The Sleeping Beauty largely lived up to its billing. Tovey started his characteristic preamble by recounting an early experience rehearsing the ballet in London with the tempestuous Rudolf Nureyev: we learned that the revered dancer could summon more swear words than anyone could possibly think of. In discussing the narrative of the ballet, Tovey also affectionately questioned the wisdom of any prince actually kissing a sleeping woman in a forest, as assessed by 2019 #MeToo standards. Tovey secured a fine line through the ballet’s Act II proceedings, building the climaxes with rhythmic strength and gusto though not quite coaxing all the fantasy and caprice out of the quieter episodes. The winds might sometimes have been more sensual. Nonetheless, the orchestral climax after Janet Steinberg’s fine solo cello spawned lovely feeling and amplitude, while Nicolas Wright’s worthy violin effectively presaged the wonderfully floating, gossamer strings that set up the act’s stirring coda. Very enjoyable overall.

Even more entrancing was Louis Lortie’s Beethoven. After giving some bolder concerts here in recent years, it was nice to witness the beauty and refinement that Lortie can achieve in more classical works.
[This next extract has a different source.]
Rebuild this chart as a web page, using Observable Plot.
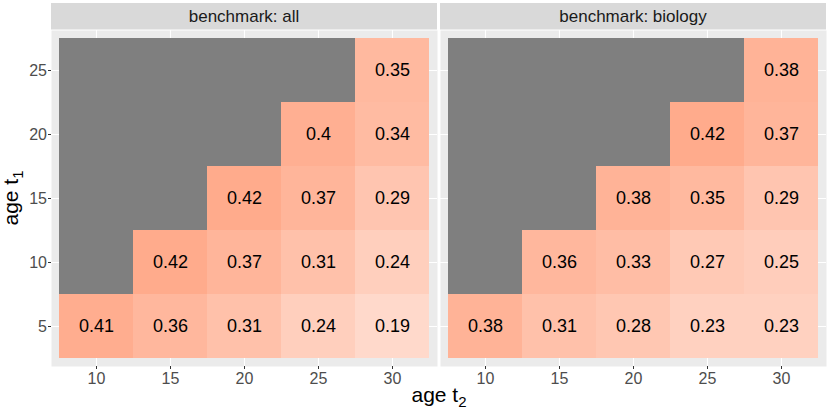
<!DOCTYPE html>
<html><head><meta charset="utf-8">
<script src="https://cdn.jsdelivr.net/npm/d3@7"></script>
<script src="https://cdn.jsdelivr.net/npm/@observablehq/plot@0.6"></script>
<style>body{margin:0;background:#fff;}</style>
</head><body><div id="chart"></div>
<script>
const benchmarks = ["all", "biology"];
const stripLabels = ["benchmark: all", "benchmark: biology"];
const ageT2 = [10, 15, 20, 25, 30];
const ageT1 = [5, 10, 15, 20, 25];
// rows: age t1 = 5,10,15,20,25 ; columns: age t2 = 10,15,20,25,30
const valuesAll = [
  [0.41, 0.36, 0.31, 0.24, 0.19],
  [null, 0.42, 0.37, 0.31, 0.24],
  [null, null, 0.42, 0.37, 0.29],
  [null, null, null, 0.4, 0.34],
  [null, null, null, null, 0.35]
];
const valuesBiology = [
  [0.38, 0.31, 0.28, 0.23, 0.23],
  [null, 0.36, 0.33, 0.27, 0.25],
  [null, null, 0.38, 0.35, 0.29],
  [null, null, null, 0.42, 0.37],
  [null, null, null, null, 0.38]
];
const valueSets = [valuesAll, valuesBiology];

const rows = [];
benchmarks.forEach((b, bi) => {
  ageT1.forEach((t1, i) => {
    ageT2.forEach((t2, j) => {
      rows.push({benchmark: b, t1, t2, value: valueSets[bi][i][j]});
    });
  });
});
const naRows = rows.filter(d => d.value == null);
const valRows = rows.filter(d => d.value != null);

const font = "Liberation Sans, Arial, Helvetica, sans-serif";

const plot = Plot.plot({
  width: 830, height: 415,
  marginLeft: 51, marginRight: 3, marginTop: 30, marginBottom: 49,
  style: {fontFamily: font, background: "white", overflow: "visible"},
  fx: {domain: benchmarks, paddingInner: 0.0077, paddingOuter: 0, axis: null, label: null},
  x: {type: "band", domain: ageT2, padding: 0, insetLeft: 7, insetRight: 7, label: null},
  y: {type: "band", domain: [...ageT1].reverse(), padding: 0, insetTop: 6, insetBottom: 6, label: null},
  color: {type: "linear", domain: [0, 0.64], range: ["#FFFFFF", "#FF7F50"], interpolate: "rgb"},
  marks: [
    Plot.frame({fill: "#EBEBEB", stroke: "none"}),
    Plot.gridX({stroke: "white", strokeOpacity: 1, strokeWidth: 1.1}),
    Plot.gridY({stroke: "white", strokeOpacity: 1, strokeWidth: 1.1}),
    Plot.cell(naRows, {x: "t2", y: "t1", fx: "benchmark", fill: "#7F7F7F", inset: 0}),
    Plot.cell(valRows, {x: "t2", y: "t1", fx: "benchmark", fill: "value", inset: 0}),
    Plot.text(valRows, {x: "t2", y: "t1", fx: "benchmark", text: d => String(d.value), fill: "black", fontSize: 18}),
    Plot.axisX({tickSize: 3, tickPadding: 3, stroke: "#333333", fill: "#4D4D4D", fontSize: 16, label: null}),
    Plot.axisY({tickSize: 3, tickPadding: 1.5, stroke: "#333333", fill: "#4D4D4D", fontSize: 16, label: null})
  ]
});

const svg = d3.select(plot);
const fx = plot.scale("fx");
benchmarks.forEach((b, i) => {
  const x0 = fx.apply(b);
  const bw = fx.bandwidth;
  svg.append("rect").attr("x", x0).attr("y", 3).attr("width", bw).attr("height", 26.5).attr("fill", "#D9D9D9");
  svg.append("text").attr("x", x0 + bw / 2).attr("y", 16.5)
    .attr("text-anchor", "middle").attr("dominant-baseline", "central")
    .attr("font-family", font).attr("font-size", 17).attr("fill", "#1A1A1A")
    .text(stripLabels[i]);
});

// axis titles
const xt = svg.append("text").attr("x", 439).attr("y", 402)
  .attr("text-anchor", "middle").attr("font-family", font).attr("font-size", 21).attr("fill", "black");
xt.append("tspan").text("age t");
xt.append("tspan").attr("font-size", 15).attr("dy", 5).text("2");

const yt = svg.append("text").attr("transform", "translate(18,198) rotate(-90)")
  .attr("text-anchor", "middle").attr("font-family", font).attr("font-size", 21).attr("fill", "black");
yt.append("tspan").text("age t");
yt.append("tspan").attr("font-size", 15).attr("dy", 5).text("1");

document.getElementById("chart").appendChild(plot);
</script>
</body></html>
He has recorded the complete cycle of Beethoven Sonatas for Chandos to wide acclaim, but this was the first time I heard him in one of the concertos. Beethoven’s Concerto No.2 is actually the first that the composer wrote, and a Mozartian treatment is fully consistent with its scale, even if some interpreters might wish to make it a bigger work. The distinguishing features of this performance were its deliberate speeds, beautifully appointed detail and sense of relaxed, frolicsome ease. Mozartian characteristics were present both in the interaction between the piano and winds and in the natural fluidity of the pianistic contours (similar to those one might find in Mozart’s Concertos K459 and K 482).

Lortie’s pianism was a joy from start to finish, exhibiting a lovely composure and sense of direction. Beautifully clean runs and a refined sense of lyrical undulation distinguished much of the opening Allegro, creating considerable keyboard variety, but Lortie was always able to bring things together with moments of point and strength. The harmonic interaction with the winds was noteworthy. The almost sauntering quality of the earlier exposition was nicely broken by the pianist’s stronger counterpoint that cued Beethoven’s own cadenza, written 20 years later and having noticeably greater dramatic range. Lortie’s poetic absorption in the Adagio was as striking, cultivating an inexorable flow with full concentration of feeling, and securing a wonderful stillness at the movement’s close. Deliberate speeds also carried into the Rondo finale – taken far below its ‘molto allegro’ marking – yet Lortie found so much wit, interpretative space and detail, and sheer affability that it seemed freshly minted. This turned out as a delightful Mozartian rondo, not one in the spirit of Haydn per se.

It was a beautifully self-contained reading overall, and the orchestra matched the approach of the soloist. One can find many interpretations with faster tempos and a more truculent demeanour, but this reading had a beauty all its own. Both this and the Tchaikovsky were indeed estimable souvenirs of Bramwell Tovey’s return.